If I may be poetic, Mother Nature said to herself, “Well, look, what am I going to do with these immature mammals and birds that will eventually be smart and independent? Well, we better have somebody to take care of them until they can take care of themselves.”

The mother is the closest, having just given birth, so the need to take care of the offspring had to be innate. A simplified way to understand this is that the mother views her offspring as an extension of herself: just as she would take care of her own needs and survival, she’d take care of the needs and survival of the offspring. With the advent of mammals, we saw the debut of this style of care. The system is far more complex than ones present in social cold-blooded species because it can be flexible and allows for decision-making. The bigger the brain, the greater the capacity to learn, adapt and solve new problems. This eventually led to primates, and now, to various hominin species.

Is AI being incorporated into the study of neurophilosophy? And if yes, how so?

Developments in AI and artificial neural nets are really, really important in expanding our ideas about how complex performances can be achieved by networks. From a neurobiological point of view, they help us to see what a large-scale system is capable of doing, even though it’s not quite the way that the brain does it. What we’d like to know, really, is whether there are principles and strategies that we can see in artificial neural networks that will help us understand the principles and strategies of learning in our brains.

However, we’ve found that brains are really very different from artificial neural networks. The cortex is only a little dinky part of our brain, I mean spatially speaking it’s quite a big part, but you know these other structures, the hypothalamus, the amygdala, the hippocampus, and the basal ganglia, these all bear the stamp of very ancient origins. An artificial neural network looks and functions a little bit like how we believe the cortex works. Yet if God gave you just an absolutely beautiful cortex, but none of the other stuff? You’re totally hosed! You can’t do much of anything — cannot swat a fly, for example.

Although as noted, LLMs are amazing in their capacity for sophisticated language use, AI networks so far can interact with the world only in a very rudimentary way. The robotic problem turns out to be more difficult than the language use problem (surprise there for philosophers, I suspect). Motor control is almost unimaginably difficult at the mechanistic level. Humans do it all the time — we scratch our noses, we run, we walk, we fish. We decide to swat a fly, and it happens. We think swatting a fly is easy, but it’s a supremely difficult computational problem. It’s important to work with people who are engaged in research on artificial neural networks and who also want to understand what basic principles can emerge from these structures.

Is there a specific event or point in your life that ignited your interest in science?
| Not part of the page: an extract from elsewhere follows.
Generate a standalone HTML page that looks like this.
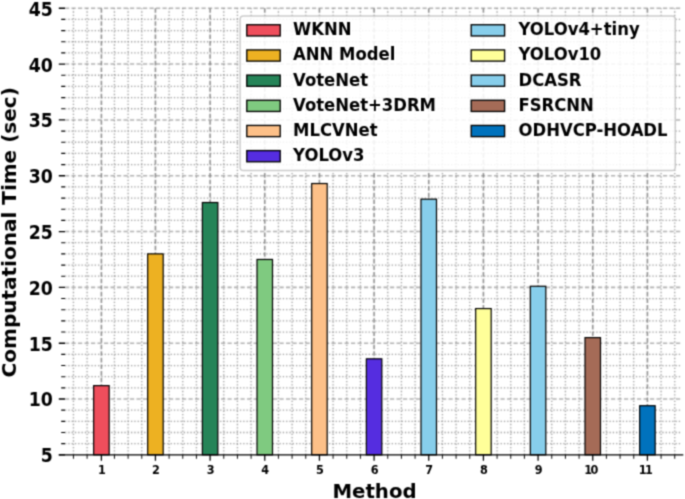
<!DOCTYPE html><html><head><meta charset="utf-8"><title>Computational Time</title>
<style>html,body{margin:0;padding:0;background:#fff;overflow:hidden}svg{display:block;}text{font-family:"DejaVu Sans","Liberation Sans",sans-serif;font-weight:bold;fill:#000}</style></head><body>
<svg width="685" height="499" viewBox="0 0 685 499">
<defs><filter id="gb" filterUnits="userSpaceOnUse" x="0" y="0" width="685" height="499" color-interpolation-filters="sRGB"><feConvolveMatrix order="3" kernelMatrix="0.00360 0.05280 0.00360 0.05280 0.77440 0.05280 0.00360 0.05280 0.00360" divisor="1" edgeMode="duplicate" preserveAlpha="true"/></filter><filter id="ab" filterUnits="userSpaceOnUse" x="0" y="0" width="685" height="499" color-interpolation-filters="sRGB"><feConvolveMatrix order="3" kernelMatrix="0.04000 0.12000 0.04000 0.12000 0.36000 0.12000 0.04000 0.12000 0.04000" divisor="1" edgeMode="duplicate" preserveAlpha="true"/></filter></defs>
<g filter="url(#ab)">
<rect x="-5" y="-5" width="695" height="509" fill="#fff"/>
<g filter="url(#gb)"><rect x="-5" y="-5" width="695" height="509" fill="#fff"/>
<g stroke="#808080" stroke-opacity="0.8" stroke-width="1.3" stroke-dasharray="1.3 2.0" fill="none">
<path d="M73.44 454.85V8.25"/>
<path d="M87.10 454.85V8.25"/>
<path d="M114.44 454.85V8.25"/>
<path d="M128.10 454.85V8.25"/>
<path d="M141.77 454.85V8.25"/>
<path d="M169.10 454.85V8.25"/>
<path d="M182.77 454.85V8.25"/>
<path d="M196.43 454.85V8.25"/>
<path d="M223.76 454.85V8.25"/>
<path d="M237.43 454.85V8.25"/>
<path d="M251.10 454.85V8.25"/>
<path d="M278.43 454.85V8.25"/>
<path d="M292.09 454.85V8.25"/>
<path d="M305.76 454.85V8.25"/>
<path d="M333.09 454.85V8.25"/>
<path d="M346.76 454.85V8.25"/>
<path d="M360.42 454.85V8.25"/>
<path d="M387.76 454.85V8.25"/>
<path d="M401.42 454.85V8.25"/>
<path d="M415.09 454.85V8.25"/>
<path d="M442.42 454.85V8.25"/>
<path d="M456.09 454.85V8.25"/>
<path d="M469.75 454.85V8.25"/>
<path d="M497.08 454.85V8.25"/>
<path d="M510.75 454.85V8.25"/>
<path d="M524.42 454.85V8.25"/>
<path d="M551.75 454.85V8.25"/>
<path d="M565.41 454.85V8.25"/>
<path d="M579.08 454.85V8.25"/>
<path d="M606.41 454.85V8.25"/>
<path d="M620.08 454.85V8.25"/>
<path d="M633.74 454.85V8.25"/>
<path d="M661.08 454.85V8.25"/>
<path d="M674.74 454.85V8.25"/>
<path d="M65.00 443.69H681.60"/>
<path d="M65.00 432.52H681.60"/>
<path d="M65.00 421.36H681.60"/>
<path d="M65.00 410.19H681.60"/>
<path d="M65.00 387.86H681.60"/>
<path d="M65.00 376.70H681.60"/>
<path d="M65.00 365.53H681.60"/>
<path d="M65.00 354.37H681.60"/>
<path d="M65.00 332.04H681.60"/>
<path d="M65.00 320.87H681.60"/>
<path d="M65.00 309.71H681.60"/>
<path d="M65.00 298.54H681.60"/>
<path d="M65.00 276.21H681.60"/>
<path d="M65.00 265.05H681.60"/>
<path d="M65.00 253.88H681.60"/>
<path d="M65.00 242.72H681.60"/>
<path d="M65.00 220.39H681.60"/>
<path d="M65.00 209.22H681.60"/>
<path d="M65.00 198.06H681.60"/>
<path d="M65.00 186.89H681.60"/>
<path d="M65.00 164.56H681.60"/>
<path d="M65.00 153.40H681.60"/>
<path d="M65.00 142.23H681.60"/>
<path d="M65.00 131.07H681.60"/>
<path d="M65.00 108.74H681.60"/>
<path d="M65.00 97.57H681.60"/>
<path d="M65.00 86.41H681.60"/>
<path d="M65.00 75.24H681.60"/>
<path d="M65.00 52.91H681.60"/>
<path d="M65.00 41.75H681.60"/>
<path d="M65.00 30.58H681.60"/>
<path d="M65.00 19.42H681.60"/>
</g>
<g stroke="#707070" stroke-opacity="0.8" stroke-width="1.55" stroke-dasharray="4.6 2.0" fill="none">
<path d="M101.40 454.85V8.25"/>
<path d="M155.43 454.85V8.25"/>
<path d="M210.10 454.85V8.25"/>
<path d="M264.76 454.85V8.25"/>
<path d="M319.43 454.85V8.25"/>
<path d="M374.09 454.85V8.25"/>
<path d="M428.75 454.85V8.25"/>
<path d="M483.42 454.85V8.25"/>
<path d="M538.08 454.85V8.25"/>
<path d="M592.75 454.85V8.25"/>
<path d="M647.41 454.85V8.25"/>
</g>
<g stroke="#808080" stroke-opacity="0.62" stroke-width="1.55" stroke-dasharray="4.2 2.3" fill="none">
<path d="M65.00 399.03H681.60"/>
<path d="M65.00 343.20H681.60"/>
<path d="M65.00 287.38H681.60"/>
<path d="M65.00 231.55H681.60"/>
<path d="M65.00 175.73H681.60"/>
<path d="M65.00 119.90H681.60"/>
<path d="M65.00 64.08H681.60"/>
<path d="M65.00 8.25H681.60"/>
</g>
</g>
<g stroke="#000" stroke-width="1.2">
<rect x="93.65" y="385.63" width="15.50" height="69.22" fill="#EF4E5C"/>
<rect x="147.68" y="253.88" width="15.50" height="200.97" fill="#EDB122"/>
<rect x="202.35" y="202.52" width="15.50" height="252.33" fill="#258458"/>
<rect x="257.01" y="259.46" width="15.50" height="195.39" fill="#7FCA80"/>
<rect x="311.68" y="183.54" width="15.50" height="271.31" fill="#FDC088"/>
<rect x="366.34" y="358.83" width="15.50" height="96.02" fill="#552DE0"/>
<rect x="421.00" y="199.17" width="15.50" height="255.68" fill="#87CEEB"/>
<rect x="475.67" y="308.59" width="15.50" height="146.26" fill="#FFFF99"/>
<rect x="530.33" y="286.26" width="15.50" height="168.59" fill="#87CEEB"/>
<rect x="585.00" y="337.62" width="15.50" height="117.23" fill="#A56B57"/>
<rect x="639.66" y="405.72" width="15.50" height="49.13" fill="#0072BD"/>
</g>
<g stroke="#000" fill="none">
<path stroke-width="1.25" d="M58.80 454.85H683.30"/>
<path stroke-width="1.25" d="M101.40 454.85v5.9M155.43 454.85v5.9M210.10 454.85v5.9M264.76 454.85v5.9M319.43 454.85v5.9M374.09 454.85v5.9M428.75 454.85v5.9M483.42 454.85v5.9M538.08 454.85v5.9M592.75 454.85v5.9M647.41 454.85v5.9"/>
<path stroke-width="0.95" d="M73.44 454.85v3.9M87.10 454.85v3.9M114.44 454.85v3.9M128.10 454.85v3.9M141.77 454.85v3.9M169.10 454.85v3.9M182.77 454.85v3.9M196.43 454.85v3.9M223.76 454.85v3.9M237.43 454.85v3.9M251.10 454.85v3.9M278.43 454.85v3.9M292.09 454.85v3.9M305.76 454.85v3.9M333.09 454.85v3.9M346.76 454.85v3.9M360.42 454.85v3.9M387.76 454.85v3.9M401.42 454.85v3.9M415.09 454.85v3.9M442.42 454.85v3.9M456.09 454.85v3.9M469.75 454.85v3.9M497.08 454.85v3.9M510.75 454.85v3.9M524.42 454.85v3.9M551.75 454.85v3.9M565.41 454.85v3.9M579.08 454.85v3.9M606.41 454.85v3.9M620.08 454.85v3.9M633.74 454.85v3.9M661.08 454.85v3.9M674.74 454.85v3.9"/>
<path stroke-width="1.35" d="M65.00 454.85h-6.2M65.00 399.03h-6.2M65.00 343.20h-6.2M65.00 287.38h-6.2M65.00 231.55h-6.2M65.00 175.73h-6.2M65.00 119.90h-6.2M65.00 64.08h-6.2M65.00 8.25h-6.2"/>
<path stroke-width="1.15" d="M65.00 443.69h-3.8M65.00 432.52h-3.8M65.00 421.36h-3.8M65.00 410.19h-3.8M65.00 387.86h-3.8M65.00 376.70h-3.8M65.00 365.53h-3.8M65.00 354.37h-3.8M65.00 332.04h-3.8M65.00 320.87h-3.8M65.00 309.71h-3.8M65.00 298.54h-3.8M65.00 276.21h-3.8M65.00 265.05h-3.8M65.00 253.88h-3.8M65.00 242.72h-3.8M65.00 220.39h-3.8M65.00 209.22h-3.8M65.00 198.06h-3.8M65.00 186.89h-3.8M65.00 164.56h-3.8M65.00 153.40h-3.8M65.00 142.23h-3.8M65.00 131.07h-3.8M65.00 108.74h-3.8M65.00 97.57h-3.8M65.00 86.41h-3.8M65.00 75.24h-3.8M65.00 52.91h-3.8M65.00 41.75h-3.8M65.00 30.58h-3.8M65.00 19.42h-3.8"/>
</g>
<text transform="translate(52.80 462.28) scale(0.862 1)" font-size="20.1" text-anchor="end">5</text>
<text transform="translate(52.80 406.45) scale(0.862 1)" font-size="20.1" text-anchor="end">10</text>
<text transform="translate(52.80 350.63) scale(0.862 1)" font-size="20.1" text-anchor="end">15</text>
<text transform="translate(52.80 294.80) scale(0.862 1)" font-size="20.1" text-anchor="end">20</text>
<text transform="translate(52.80 238.98) scale(0.862 1)" font-size="20.1" text-anchor="end">25</text>
<text transform="translate(52.80 183.15) scale(0.862 1)" font-size="20.1" text-anchor="end">30</text>
<text transform="translate(52.80 127.33) scale(0.862 1)" font-size="20.1" text-anchor="end">35</text>
<text transform="translate(52.80 71.50) scale(0.862 1)" font-size="20.1" text-anchor="end">40</text>
<text transform="translate(52.80 15.68) scale(0.862 1)" font-size="20.1" text-anchor="end">45</text>
<text transform="translate(101.90 473.60) scale(0.88 1)" font-size="12.8" text-anchor="middle">1</text>
<text transform="translate(155.93 473.60) scale(0.88 1)" font-size="12.8" text-anchor="middle">2</text>
<text transform="translate(210.60 473.60) scale(0.88 1)" font-size="12.8" text-anchor="middle">3</text>
<text transform="translate(265.26 473.60) scale(0.88 1)" font-size="12.8" text-anchor="middle">4</text>
<text transform="translate(319.93 473.60) scale(0.88 1)" font-size="12.8" text-anchor="middle">5</text>
<text transform="translate(374.59 473.60) scale(0.88 1)" font-size="12.8" text-anchor="middle">6</text>
<text transform="translate(429.25 473.60) scale(0.88 1)" font-size="12.8" text-anchor="middle">7</text>
<text transform="translate(483.92 473.60) scale(0.88 1)" font-size="12.8" text-anchor="middle">8</text>
<text transform="translate(538.58 473.60) scale(0.88 1)" font-size="12.8" text-anchor="middle">9</text>
<text transform="translate(590.45 473.60) scale(0.88 1)" font-size="12.8" text-anchor="middle" letter-spacing="-1.8">10</text>
<text transform="translate(645.11 473.60) scale(0.88 1)" font-size="12.8" text-anchor="middle" letter-spacing="-1.8">11</text>
<text transform="translate(374.50 497.50) scale(1.015 1)" font-size="19.44" text-anchor="middle">Method</text>
<text transform="translate(16.00 232.30) rotate(-90) scale(1.03 1)" font-size="19.44" text-anchor="middle">Computational Time (sec)</text>
<rect x="240.1" y="16.0" width="435.2" height="154.6" rx="3.3" fill="#fff" fill-opacity="0.87" stroke="#c6c6c6" stroke-opacity="0.9" stroke-width="1.5"/>
<g stroke="#000" stroke-width="1.35">
<rect x="246.8" y="24.75" width="33.4" height="11.2" fill="#EF4E5C"/>
<rect x="246.8" y="49.92" width="33.4" height="11.2" fill="#EDB122"/>
<rect x="246.8" y="75.09" width="33.4" height="11.2" fill="#258458"/>
<rect x="246.8" y="100.26" width="33.4" height="11.2" fill="#7FCA80"/>
<rect x="246.8" y="125.43" width="33.4" height="11.2" fill="#FDC088"/>
<rect x="246.8" y="150.60" width="33.4" height="11.2" fill="#552DE0"/>
<rect x="471.2" y="24.75" width="33.4" height="11.2" fill="#87CEEB"/>
<rect x="471.2" y="49.92" width="33.4" height="11.2" fill="#FFFF99"/>
<rect x="471.2" y="75.09" width="33.4" height="11.2" fill="#87CEEB"/>
<rect x="471.2" y="100.26" width="33.4" height="11.2" fill="#A56B57"/>
<rect x="471.2" y="125.43" width="33.4" height="11.2" fill="#0072BD"/>
</g>
<text transform="translate(293.10 35.20) scale(0.912 1)" font-size="18.06" text-anchor="start">WKNN</text>
<text transform="translate(293.10 60.37) scale(0.912 1)" font-size="18.06" text-anchor="start">ANN Model</text>
<text transform="translate(293.10 85.54) scale(0.912 1)" font-size="18.06" text-anchor="start">VoteNet</text>
<text transform="translate(293.10 110.71) scale(0.912 1)" font-size="18.06" text-anchor="start">VoteNet+3DRM</text>
<text transform="translate(293.10 135.88) scale(0.912 1)" font-size="18.06" text-anchor="start">MLCVNet</text>
<text transform="translate(293.10 161.05) scale(0.912 1)" font-size="18.06" text-anchor="start">YOLOv3</text>
<text transform="translate(518.50 35.20) scale(0.912 1)" font-size="18.06" text-anchor="start">YOLOv4+tiny</text>
<text transform="translate(518.50 60.37) scale(0.912 1)" font-size="18.06" text-anchor="start">YOLOv10</text>
<text transform="translate(518.50 85.54) scale(0.912 1)" font-size="18.06" text-anchor="start">DCASR</text>
<text transform="translate(518.50 110.71) scale(0.912 1)" font-size="18.06" text-anchor="start">FSRCNN</text>
<text transform="translate(518.50 135.88) scale(0.912 1)" font-size="18.06" text-anchor="start">ODHVCP-HOADL</text>
</g></svg></body></html>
A very hard question to answer. Science is part of everyday life, as we deal with getting food, surviving, and socializing with other mammals. Why can my cousin not talk? How is it that I can talk? How does the smallpox vaccine prevent you from getting smallpox? Why do we sleep? Why do some people have difficulty going to sleep? Unless you are very detached from reality, you are bound to have an interest in science, thus broadly understood. You want to know why things happen because sometimes your life depends on it. If you’re a farmer with a cow and chickens and crops you’re trying to grow, you can’t not care about what is known about these things and you will want to learn more — from other farmers, from books, from the internet, and from your own experience. Learning how to make your cash crop flourish in the best way possible is borne from natural curiosity. Sometimes, if you are lucky enough to live now, you may be able to make progress on why we sleep or can talk by working in a lab. But the curiosity is borne from our basic curiosity about why things happen as they do in our everyday world.